Monday, December 31, 2012

The Dark Knight Rises

Well, I finally got around to seeing the last of Nolan's Batman films. This isn't particularly a review of the film, which I'm sure has been done elsewhere very well. As far as I was concerned: Pretty good. Not bad. Can't complain.

Spoilers follow. Though frankly, I anticipated the big reveal from very near the beginning of the movie. (And I am not so attuned to Batman lore to have known it in advance).

What really interests me is the odd paranoia on the Right that the villain was named Bane, a homonym for Bain Capital, and that somehow this was a Hollywood liberal slam against Mitt Romney. Neither the difference in the spelling, nor the fact that Bane has been part of the Batman mythos since long before Mitt Romney was actively running for the presidency caused them to doubt for a minute that this was a conspiracy, an unfair conspiracy, against them.

But you might think that the nature of the plot would have given them pause, suggested, just perhaps, this wasn't an attack on the values of the Right. The movie is really quite conservative in its thrust. The police are noble, self-sacrificing, and in this film completely incorruptible. The acting commissioner, who has a moment of temporizing doubt, pays for it in the end, willingly, by sacrificing his life in a charge against an armed throng of anarchists. Bane, who seems at first the chief bad guy, is anti-capitalist and resentful of wealth and privilege in a way that's clearly disapproved of by the story. If that weren't bad enough we learn that his anti-capitalism and anarchy are just a cover for the nihilism he learned from R'as al Ghul and The League of Shadows. And finally Miranda Tate, a possible love interest for Batman, at first appears to be a liberal do-gooder who takes Bruce Wayne to task for not doing enough to help the poor, but then turns out to be the chief proponent of R'as al Ghul's nihilism (and also his daughter).

There's more, of course. Bruce Wayne's de haut en bas philanthropy is, of course, effective and only inadequate when he doesn't pay sufficient attention to making money. That's been true of all the Batman movies. There's the whole notion that vigilanteism works, and the future Robin leaves the force at the end of the movie because he, too, now knows that taking the law into his own hands is the only effective approach.
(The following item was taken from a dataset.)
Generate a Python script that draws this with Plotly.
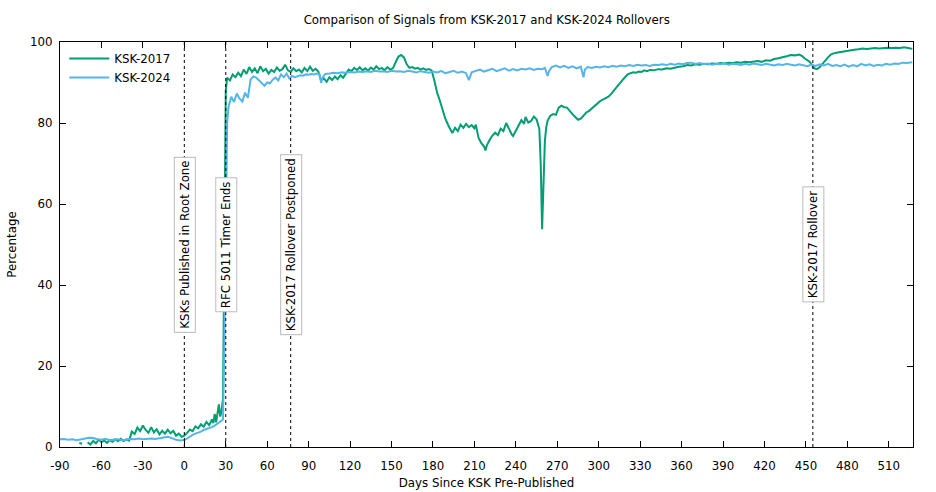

Batman says no guns, but Selina Kyle, the Catwoman, has a pretty effective retort to that.

The movie, despite showing Gotham as an almost unmitigated hellhole, does retain some fondness for the city. Only in its (pretty slight) urbanism is the movie in any way opposed to contemporary conservative values. And I have to imagine that seeing the Lord of the Flies chaos that ensues when Gotham/Manhattan is isolated (islanded) is perfectly reassuring to the small-town idealism of the modern conservative.

If anything, the movie should be an offense to my urban, liberal politics. And it is, though, I can't take it that seriously. But the fact that it sends the Fox News crowd round the bend is worth a laugh at least.